Escribe: P. Arnaldo Alvarado - Jr. Unanue 300
La historia nuestra está teñida de luces y sombras, de alegrías y dificultades, pero siempre procuramos estar alegres pero ¿cómo es posible? Con la presencia de lo alto. Somos conscientes que las cosas más importantes de la vida son de índole espiritual pero real, no son las materiales aunque son necesarias. Hay valores altos como la amistad, la verdad, la libertad, la fidelidad al compromiso asumido. Ese valor alto para un cristiano es la Eucaristía. Instituido por Jesús en la última Cena.
La fiesta del Cuerpo y Sangre de Cristo (Corpus Christi) se inició en los países bajos (Lieja) a mediados del siglo XIII. La celebración fue extendiéndose poco a poco de diversas formas, pero lo más resaltante siempre ha sido la procesión de la Eucaristía. Durante la procesión mostramos nuestro profundo silencio de admiración, gratitud y adoración. Incluso la actual liturgia de esta fiesta se debe al gran santo y teólogo santo Tomás de Aquino (1224/5-1274).
Por este sacramento recibimos al mismo Señor con su cuerpo, sangre y divinidad. Pero tenemos una dificultad y es que nuestra medida humana siempre es lo cuantificable, medible, visible. Fácilmente entramos en esta lógica, pero hay que superarla; para entender acudamos a San Agustín: «aquellas cosas visibles de la vida de Cristo, ahora lo recibimos de modo invisible por los sacramentos».
Recordemos que las cosas más importantes de la vida no lo podemos ver y calcular con los ojos simplemente humanos. Apreciar las realidades más allá de lo sensible nos resulta fatigoso, porque estamos demasiado herméticos, sólo vemos el aquí. Hay realidades que superan nuestra mente y medida.

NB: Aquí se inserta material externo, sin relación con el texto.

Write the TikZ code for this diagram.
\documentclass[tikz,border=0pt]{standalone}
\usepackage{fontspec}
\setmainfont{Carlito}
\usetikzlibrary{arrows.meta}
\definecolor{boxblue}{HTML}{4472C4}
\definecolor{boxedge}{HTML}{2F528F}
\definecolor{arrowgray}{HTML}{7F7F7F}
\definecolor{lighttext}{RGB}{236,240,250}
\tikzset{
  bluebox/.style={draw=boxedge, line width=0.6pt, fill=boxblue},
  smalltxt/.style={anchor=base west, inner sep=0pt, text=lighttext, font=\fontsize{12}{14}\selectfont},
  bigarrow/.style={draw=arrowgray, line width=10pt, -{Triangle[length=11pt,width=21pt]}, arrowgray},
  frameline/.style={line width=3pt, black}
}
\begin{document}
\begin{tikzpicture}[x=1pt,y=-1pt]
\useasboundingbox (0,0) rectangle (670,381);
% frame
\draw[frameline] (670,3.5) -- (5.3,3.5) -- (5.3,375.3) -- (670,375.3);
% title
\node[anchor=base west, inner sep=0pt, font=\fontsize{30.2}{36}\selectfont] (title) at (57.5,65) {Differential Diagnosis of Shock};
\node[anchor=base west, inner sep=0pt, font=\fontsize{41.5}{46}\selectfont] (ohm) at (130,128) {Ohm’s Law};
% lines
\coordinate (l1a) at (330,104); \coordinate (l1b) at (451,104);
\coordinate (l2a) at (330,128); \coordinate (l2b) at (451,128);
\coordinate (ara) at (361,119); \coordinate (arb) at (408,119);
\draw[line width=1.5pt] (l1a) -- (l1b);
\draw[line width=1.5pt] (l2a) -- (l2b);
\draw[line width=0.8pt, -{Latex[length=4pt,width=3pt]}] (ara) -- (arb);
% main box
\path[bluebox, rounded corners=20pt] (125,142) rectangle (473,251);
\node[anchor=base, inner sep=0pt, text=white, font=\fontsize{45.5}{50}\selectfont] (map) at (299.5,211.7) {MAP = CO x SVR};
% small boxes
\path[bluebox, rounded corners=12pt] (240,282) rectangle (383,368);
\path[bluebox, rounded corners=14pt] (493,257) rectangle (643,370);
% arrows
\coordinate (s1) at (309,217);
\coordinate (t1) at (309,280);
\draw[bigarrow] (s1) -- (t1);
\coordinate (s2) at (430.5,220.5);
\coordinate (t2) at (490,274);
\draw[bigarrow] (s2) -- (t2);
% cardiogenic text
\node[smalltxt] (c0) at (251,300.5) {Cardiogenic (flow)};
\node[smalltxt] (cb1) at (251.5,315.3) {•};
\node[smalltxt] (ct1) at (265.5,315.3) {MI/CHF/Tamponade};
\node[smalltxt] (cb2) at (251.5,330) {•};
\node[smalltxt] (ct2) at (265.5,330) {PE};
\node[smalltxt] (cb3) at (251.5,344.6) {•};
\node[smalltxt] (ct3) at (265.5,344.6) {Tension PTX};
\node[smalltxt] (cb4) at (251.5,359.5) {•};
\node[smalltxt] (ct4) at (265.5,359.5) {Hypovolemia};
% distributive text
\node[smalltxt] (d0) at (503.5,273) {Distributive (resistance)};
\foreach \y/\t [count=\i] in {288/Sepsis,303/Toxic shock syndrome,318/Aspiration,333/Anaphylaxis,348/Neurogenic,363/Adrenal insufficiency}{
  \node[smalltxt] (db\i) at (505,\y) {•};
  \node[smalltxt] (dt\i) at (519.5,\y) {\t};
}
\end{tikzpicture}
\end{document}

Por eso la fe abre el panorama de la visión. Vemos donde nuestra vista no alcanza su objetivo. El misterio Eucarístico es una de ellas.
La Eucaristía ocupa el centro y la cima de la vida cristiana. Ella debe ser como un imán que todo lo atrae. En efecto, toda la actividad de la Iglesia y del cristiano parte (fuente) y tiende (fin) a la Eucaristía. Las palabras de Cristo son reales: «Yo soy el pan vivo que ha bajado del Cielo, si alguno come de este pan vivirá eternamente; y el pan que yo le daré es mi carne para la vida del mundo... Quien come mi carne y bebe mi sangre tiene vida eterna» (Jn 6, 51-54). Aquí no hay ninguna simbología. Estas palabras expresan la realidad del misterio eucarístico.
La Iglesia no puede olvidar jamás la presencia real de Cristo en la Eucaristía. Si hay belleza y riqueza en cantos, música, objetos, himnos, arte, liturgia es precisamente porque hay alguien a quién lo dedicamos todo. Dice santo Tomás: «en la cruz se escondía la divinidad, pero aquí se esconde también la humanidad». Más adelante escribe también: «Aquí se equivocan la vista, el tacto, el gusto, sólo con el oído se llega a tener fe segura; creo todo lo que ha dicho el Hijo de Dios: nada más verdadero que esta palabra de Verdad» (Himno adoro te devote).
Estas palabras conmueven el corazón. Es bueno que seamos conscientes que: «Cristo Jesús está presente de múltiples maneras en su Iglesia: en su Palabra, en la oración de su Iglesia (Mt 18, 20), en los pobres, los enfermos, los presos (Mt 25, 31-46), en los sacramentos. Pero, sobre todo, está presente bajo las especies eucarísticas» (CEC, 1373). Una vez más hay que considerar la presencia real de Cristo en la Eucaristía. Parece que no está, pero está. Cristo se ha quedado y quiere quedarse con nosotros; digámosle entonces «¡quédate con nosotros señor porque el día va de caída!».